The summer after his death my Mother and brothers moved to Bemidji near my mothers family. I stayed behind to finish my last 2 years of college. But the images of that last night never left. They haunted me continuously. It seemed nothing would erase them. Drinking, drugs, cartons of cigarettes.. One night after a failed attempt to make my connection that day.. I remember waking in a sweat to the same old nightmares... and holding my hand up... again... waiting for the touching... nothing there. I fell asleep again... this time a new dream appeared. In the dream I was on the porch of a house... Bright lights lit the room inside.. I was outside in the dark. Inside there was a party going on. A birthday party for a teenage girl stood in front of a cake full of candles. I didn't know her.. All of a sudden my Dad came out of the doorway. He slowly walked over to me, looked straight at me... He looked strong and well, at peace. He said "Steve, it's OK."

Instantly the dream was over and I was wide awake. I was filled with an intense feeling that I had just talked with my Dad... Like it had actually happened.

I never had the nightmares again. A few months later, while home on a visit I noticed an inscription in my mothers bible about my fathers death. Above it I noticed one for my sister Kathrine who died as an infant. A sister who would have turned 18 years old two months earlier.

Now, I wish I could say that my whole life changed and that everything fit into place... but that's not how it worked either. It wasn't the last time I reached my

hand up... Some things take time...

- The next time I reached my hand up was from a jail cell for DWI..
- Then at the hospital bedside of my first wife's oldest son, in a coma for 9 months following an auto accident on his way home for Thanksgiving break during his first year of college...
- And at his death, his handicapped body found in a river after falling or jumping.
- Again upon coming home to an empty house when my first wife, unable to cope with her son's disability fell victim to alcoholism. Everything gone but the cat's.
My recent participation in Alanon being the last straw for her, she had found someone else. Unfortunately, someone that would eventually murder her in a domestic fight.
- Again when my older brother, in constant battle with drugs and alcohol, was killed. Stabbed in a fight with his neighbor.
- And then when my good friend Dan, died of bone cancer.
- Again when I found my second marriage also in shambles...

Don't get me wrong, my life has changed, but it's a process. Understanding may come in an instant, but real change takes time. You may think you're a million miles away from God, but you're really only... around two feet.. (raise hand here)

We are creatures of faith. We like to think we are creatures of fact. That these facts are our foundation but it's not really true. It's faith that we live by. Faith that my car will start, faith that the bus will be on time, faith to get on an airplane, faith that I will make it home tonight, faith that our kids will be safe.
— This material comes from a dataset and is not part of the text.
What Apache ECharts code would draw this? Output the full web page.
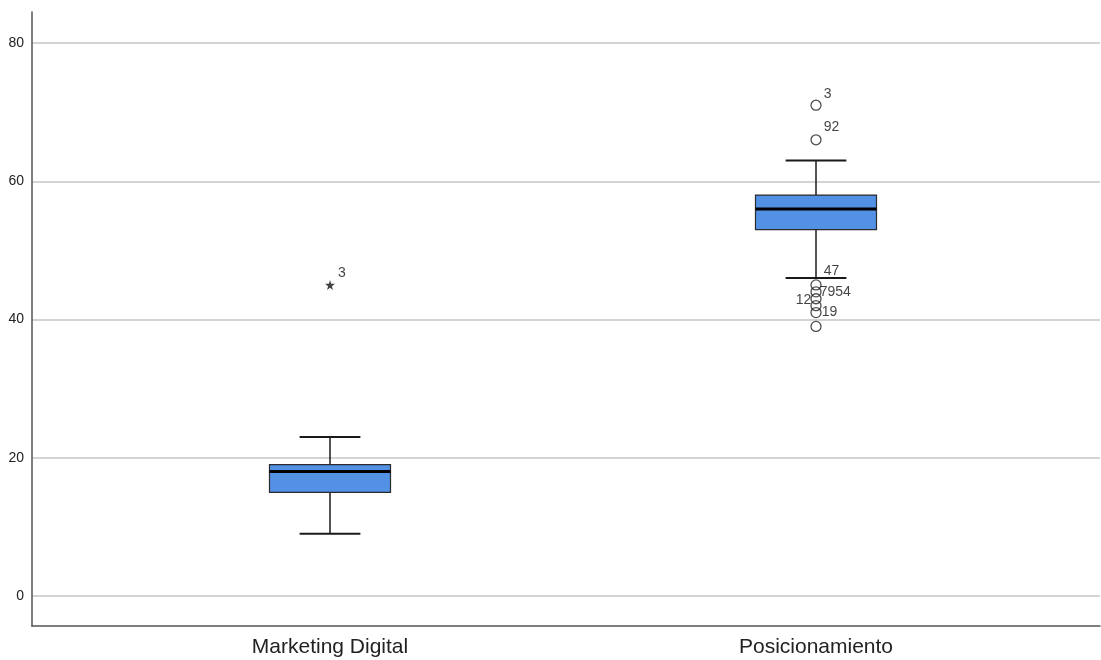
<!DOCTYPE html>
<html>
<head>
<meta charset="utf-8">
<title>Boxplot</title>
<script src="https://cdn.jsdelivr.net/npm/echarts@6/dist/echarts.min.js"></script>
<style>
  html, body { margin: 0; padding: 0; background: #fff; }
  #chart { width: 1101px; height: 660px; }
</style>
</head>
<body>
<div id="chart"></div>
<script>
// Variables
const categories = ['Marketing Digital', 'Posicionamiento'];

// Five-number summary per variable
const whiskerLow = [9, 46];
const q1 = [15, 53];
const median = [18, 56];
const q3 = [19, 58];
const whiskerHigh = [23, 63];

// Extreme value (star) for Marketing Digital, with case number
const extremeValues = [45];
const extremeCases = ['3'];

// Outliers (circles) for Posicionamiento, with case numbers
const outlierValues = [71, 66, 45, 44, 43, 42, 41, 39];
const outlierCases = ['3', '92', '47', '7954', '12', '', '19', ''];

// Y axis ticks
const yTicks = [0, 20, 40, 60, 80];

const FONT = '"Liberation Sans", Arial, sans-serif';
const BOX_FILL = '#5291e3';
const INK = '#1a1a1a';

// Case-label placement around each outlier marker
const labelPlacement = {
  '3':    { position: 'right', offset: [-1, -11] },
  '92':   { position: 'right', offset: [-1, -13] },
  '47':   { position: 'right', offset: [-1, -14] },
  '7954': { position: 'right', offset: [-5, 0] },
  '12':   { position: 'left',  offset: [4, 1] },
  '19':   { position: 'right', offset: [-3, 0] }
};

const boxData = categories.map((c, i) => [i, whiskerLow[i], q1[i], median[i], q3[i], whiskerHigh[i]]);

function renderBox(params, api) {
  const idx = api.value(0);
  const band = api.size([1, 0])[0];
  const boxW = band * 0.249;
  const capW = band * 0.125;
  const pLow = api.coord([idx, api.value(1)]);
  const pQ1 = api.coord([idx, api.value(2)]);
  const pMed = api.coord([idx, api.value(3)]);
  const pQ3 = api.coord([idx, api.value(4)]);
  const pHigh = api.coord([idx, api.value(5)]);
  const cx = pMed[0];
  const lineStyle = { stroke: INK, lineWidth: 1.5 };
  return {
    type: 'group',
    children: [
      { type: 'line', shape: { x1: cx, y1: pLow[1], x2: cx, y2: pQ1[1] }, style: lineStyle },
      { type: 'line', shape: { x1: cx, y1: pQ3[1], x2: cx, y2: pHigh[1] }, style: lineStyle },
      { type: 'line', shape: { x1: cx - capW / 2, y1: pLow[1], x2: cx + capW / 2, y2: pLow[1] }, style: { stroke: INK, lineWidth: 2 } },
      { type: 'line', shape: { x1: cx - capW / 2, y1: pHigh[1], x2: cx + capW / 2, y2: pHigh[1] }, style: { stroke: INK, lineWidth: 2 } },
      { type: 'rect', shape: { x: cx - boxW / 2, y: pQ3[1], width: boxW, height: pQ1[1] - pQ3[1] },
        style: { fill: BOX_FILL, stroke: '#2b2b2b', lineWidth: 1.2 } },
      { type: 'line', shape: { x1: cx - boxW / 2, y1: pMed[1], x2: cx + boxW / 2, y2: pMed[1] }, style: { stroke: '#000', lineWidth: 3 } }
    ]
  };
}

const STAR = 'path://M50,0 L61,35 L98,35 L68,57 L79,91 L50,70 L21,91 L32,57 L2,35 L39,35 Z';

const chart = echarts.init(document.getElementById('chart'), null, { renderer: 'canvas' });

chart.setOption({
  animation: false,
  backgroundColor: '#ffffff',
  textStyle: { fontFamily: FONT },
  grid: [
    // frame: axis lines
    { left: 32, right: 1, top: 12, bottom: 34 },
    // value scale: tick labels and grid lines
    { left: 32, right: 1, top: 43, bottom: 64 },
    // plotting band for the two variables
    { left: 87, width: 972, top: 43, bottom: 64 }
  ],
  xAxis: [
    { gridIndex: 0, type: 'value', min: 0, max: 1,
      axisLine: { show: true, onZero: false, lineStyle: { color: '#555', width: 1.5 } },
      axisTick: { show: false }, axisLabel: { show: false }, splitLine: { show: false } },
    { gridIndex: 1, type: 'value', min: 0, max: 1, show: false },
    { gridIndex: 2, type: 'category', data: categories, boundaryGap: true,
      axisLine: { show: false }, axisTick: { show: false }, splitLine: { show: false },
      axisLabel: { color: '#222', fontSize: 21, fontFamily: FONT, margin: 41 } }
  ],
  yAxis: [
    { gridIndex: 0, type: 'value', min: -4.34, max: 84.5,
      axisLine: { show: true, onZero: false, lineStyle: { color: '#555', width: 1.5 } },
      axisTick: { show: false }, axisLabel: { show: false }, splitLine: { show: false } },
    { gridIndex: 1, type: 'value', min: yTicks[0], max: yTicks[yTicks.length - 1], interval: yTicks[1] - yTicks[0],
      axisLine: { show: false }, axisTick: { show: false },
      axisLabel: { color: '#222', fontSize: 14, fontFamily: FONT, margin: 8, padding: [2, 0, 0, 0] },
      splitLine: { show: true, lineStyle: { color: '#c4c4c4', width: 1.5 } } },
    { gridIndex: 2, type: 'value', min: yTicks[0], max: yTicks[yTicks.length - 1], show: false }
  ],
  series: [
    {
      type: 'custom',
      xAxisIndex: 2, yAxisIndex: 2,
      renderItem: renderBox,
      data: boxData,
      z: 3
    },
    {
      type: 'scatter',
      xAxisIndex: 2, yAxisIndex: 2,
      symbol: STAR,
      symbolSize: 10,
      itemStyle: { color: '#111' },
      label: {
        show: true, position: 'right', offset: [-2, -12],
        formatter: p => extremeCases[p.dataIndex],
        color: '#111', fontSize: 14, fontFamily: FONT
      },
      data: extremeValues.map(v => [0, v]),
      z: 4
    },
    {
      type: 'scatter',
      xAxisIndex: 2, yAxisIndex: 2,
      symbol: 'circle',
      symbolSize: 10,
      itemStyle: { color: 'rgba(255,255,255,0)', borderColor: '#222', borderWidth: 1.3 },
      data: outlierValues.map((v, i) => {
        const txt = outlierCases[i];
        const place = labelPlacement[txt] || { position: 'right', offset: [0, 0] };
        return {
          value: [1, v],
          label: {
            show: txt !== '',
            formatter: txt,
            position: place.position,
            offset: place.offset,
            distance: 3,
            color: '#111', fontSize: 14, fontFamily: FONT
          }
        };
      }),
      z: 4
    }
  ]
});
</script>
</body>
</html>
Most facts, most science, are simply current best guesses. It's commonplace to find that what we previously thought was fact is now thought to be wrong. Those of you as old as I am may remember when 'The Big Bang' was first proposed. Don't get me wrong, I'm still a scientist. I love understanding how things work, what makes things behave the way they do. It's fascinating to me.

The best scientists I have known are people of faith. I'd go so far as to say that being a scientist requires a lot of faith. Faith enough to work years, decades, perhaps a lifetime on something believing there is a better solution...
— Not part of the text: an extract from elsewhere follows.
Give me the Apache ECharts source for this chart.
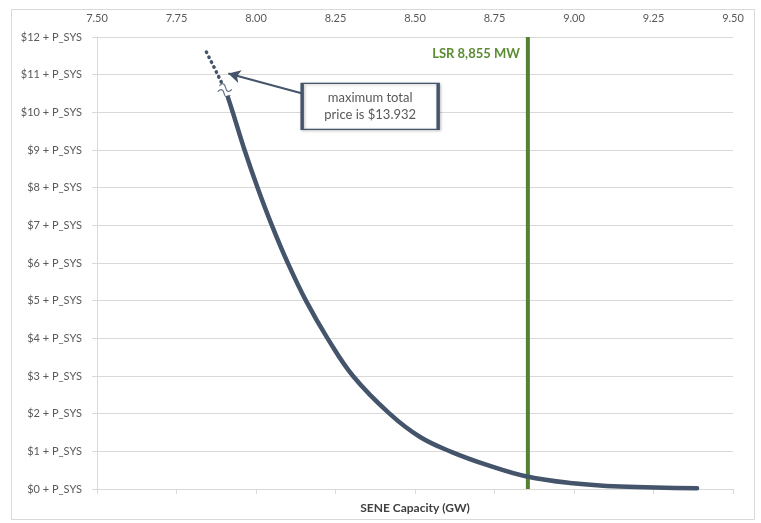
<!DOCTYPE html>
<html>
<head>
<meta charset="utf-8">
<script src="https://cdn.jsdelivr.net/npm/echarts@6/dist/echarts.min.js"></script>
<style>
html,body{margin:0;padding:0;background:#fff;}
#chart{width:761px;height:523px;}
</style>
</head>
<body>
<div id="chart"></div>
<script>
// ---- data ----
const xTicks = [7.50, 7.75, 8.00, 8.25, 8.50, 8.75, 9.00, 9.25, 9.50];
const yTicks = [0,1,2,3,4,5,6,7,8,9,10,11,12];
const capacitySolid = [7.912, 7.927, 7.964, 8.005, 8.050, 8.100, 8.157, 8.225, 8.305, 8.420, 8.516, 8.616, 8.726, 8.852, 8.987, 9.145, 9.387];
const priceSolid    = [10.39, 10.00, 9.00, 8.00, 7.00, 6.00, 5.00, 4.00, 3.00, 2.00, 1.38, 0.98, 0.64, 0.33, 0.16, 0.066, 0.02];
const capacityDotted = [7.844, 7.868, 7.891];
const priceDotted    = [11.60, 11.20, 10.80];
const breakPoint = [7.902, 10.58];
const lsrCapacity = 8.855;
const lsrLabel = 'LSR 8,855 MW';
const noteText = ['maximum total', 'price is $13.932'];
const notePos = [8.359, 10.16];
const arrowFrom = [8.146, 10.50];
const arrowTo = [7.913, 11.03];
const xName = 'SENE Capacity (GW)';

const solid = capacitySolid.map((x, i) => [x, priceSolid[i]]);
const dotted = capacityDotted.map((x, i) => [x, priceDotted[i]]);

const font = 'Lato, "Open Sans", sans-serif';
const chart = echarts.init(document.getElementById('chart'), null, {renderer: 'canvas'});

const waves = 'path://M0,4 C2,0 4,0 6,4 C8,8 10,8 12,4 M0,10 C2,6 4,6 6,10 C8,14 10,14 12,10';

chart.setOption({
  animation: false,
  backgroundColor: '#fff',
  graphic: [{
    type: 'rect', left: 11, top: 9, z: -10,
    shape: {width: 743, height: 510},
    style: {fill: '#fff', stroke: '#d9d9d9', lineWidth: 1}
  }],
  grid: {left: 97, right: 28, top: 37, bottom: 34, containLabel: false},
  xAxis: [{
    type: 'value', position: 'bottom', min: 7.5, max: 9.5, interval: 0.25,
    name: xName, nameLocation: 'middle', nameGap: 13,
    nameTextStyle: {fontFamily: font, fontSize: 12, fontWeight: 'bold', color: '#404040'},
    axisLine: {show: true, lineStyle: {color: '#d9d9d9', width: 1}},
    axisTick: {show: true, length: 5, lineStyle: {color: '#d9d9d9'}},
    axisLabel: {show: false},
    splitLine: {show: false}
  }, {
    type: 'value', position: 'top', min: 7.5, max: 9.5, interval: 0.25,
    axisLine: {show: false}, axisTick: {show: false}, splitLine: {show: false},
    axisLabel: {show: true, margin: 13, fontFamily: font, fontSize: 11, color: '#595959',
      formatter: v => { const t = xTicks.find(k => Math.abs(k - v) < 1e-6); return t === undefined ? '' : t.toFixed(2); }}
  }],
  yAxis: {
    type: 'value', min: 0, max: 12, interval: 1,
    axisLine: {show: true, lineStyle: {color: '#d9d9d9', width: 1}},
    axisTick: {show: true, length: 5, lineStyle: {color: '#d9d9d9'}},
    axisLabel: {margin: 15, fontFamily: font, fontSize: 11, color: '#595959',
      formatter: v => yTicks.includes(v) ? '$' + v + ' + P_SYS' : ''},
    splitLine: {show: true, lineStyle: {color: '#d9d9d9', width: 1}}
  },
  series: [
    {
      name: 'lsr', type: 'line', data: [[lsrCapacity, 0], [lsrCapacity, 12]],
      symbol: 'none', lineStyle: {color: '#548235', width: 4}, z: 3,
      markPoint: {
        symbol: 'circle', symbolSize: 0,
        data: [{coord: [lsrCapacity, 11.56]}],
        label: {show: true, position: 'left', distance: 8, formatter: lsrLabel,
          fontFamily: font, fontSize: 13, fontWeight: 'bold', color: '#5b8c32'}
      }
    },
    {
      name: 'price', type: 'line', data: solid, smooth: 0.4,
      symbol: 'none', lineStyle: {color: '#44546a', width: 4.5, cap: 'round'}, z: 4
    },
    {
      name: 'priceDotted', type: 'line', data: dotted, smooth: false,
      symbol: 'none', lineStyle: {color: '#44546a', width: 3.5, type: [0.5, 5], cap: 'round'}, z: 4
    },
    {
      name: 'break', type: 'scatter', data: [breakPoint],
      symbol: waves, symbolSize: [13, 12], symbolRotate: -15,
      itemStyle: {color: 'none', borderColor: '#44546a', borderWidth: 1.2}, z: 5
    },
    {
      name: 'note', type: 'scatter', data: [], z: 6,
      markLine: {
        silent: true, symbol: ['none', 'arrow'], symbolSize: [10, 12],
        lineStyle: {color: '#44546a', width: 2, type: 'solid'},
        label: {show: false},
        data: [[{coord: arrowFrom}, {coord: arrowTo}]]
      },
      markPoint: {
        symbol: 'rect', symbolSize: [136, 46],
        itemStyle: {color: '#fff', borderColor: '#44546a', borderWidth: 2,
          shadowColor: 'rgba(0,0,0,0.25)', shadowBlur: 3, shadowOffsetX: 1, shadowOffsetY: 1},
        data: [{coord: notePos}],
        label: {show: true, position: 'inside', formatter: noteText.join('\n'),
          fontFamily: font, fontSize: 13, lineHeight: 17, color: '#595959'}
      }
    }
  ]
});
</script>
</body>
</html>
I hold a lot more stock in faith than I used too. Faith dictates my choices when I don't KNOW what to do. Faith is choosing what I will believe when I am uncertain. It's not about being right or wrong.

Did I really talk to my Dad? I don't know. Someday perhaps I will, but it doesn't really matter.. And whatever the answer, I'm sure it is even more wonderful and amazing than anything I can see right now. I believe that God is much, much bigger than anything we can imagine. I believe that every path to God is sacred.

So,

"Dad, I'm not sure what I believe."

Is the perfect starting point for a journey of faith.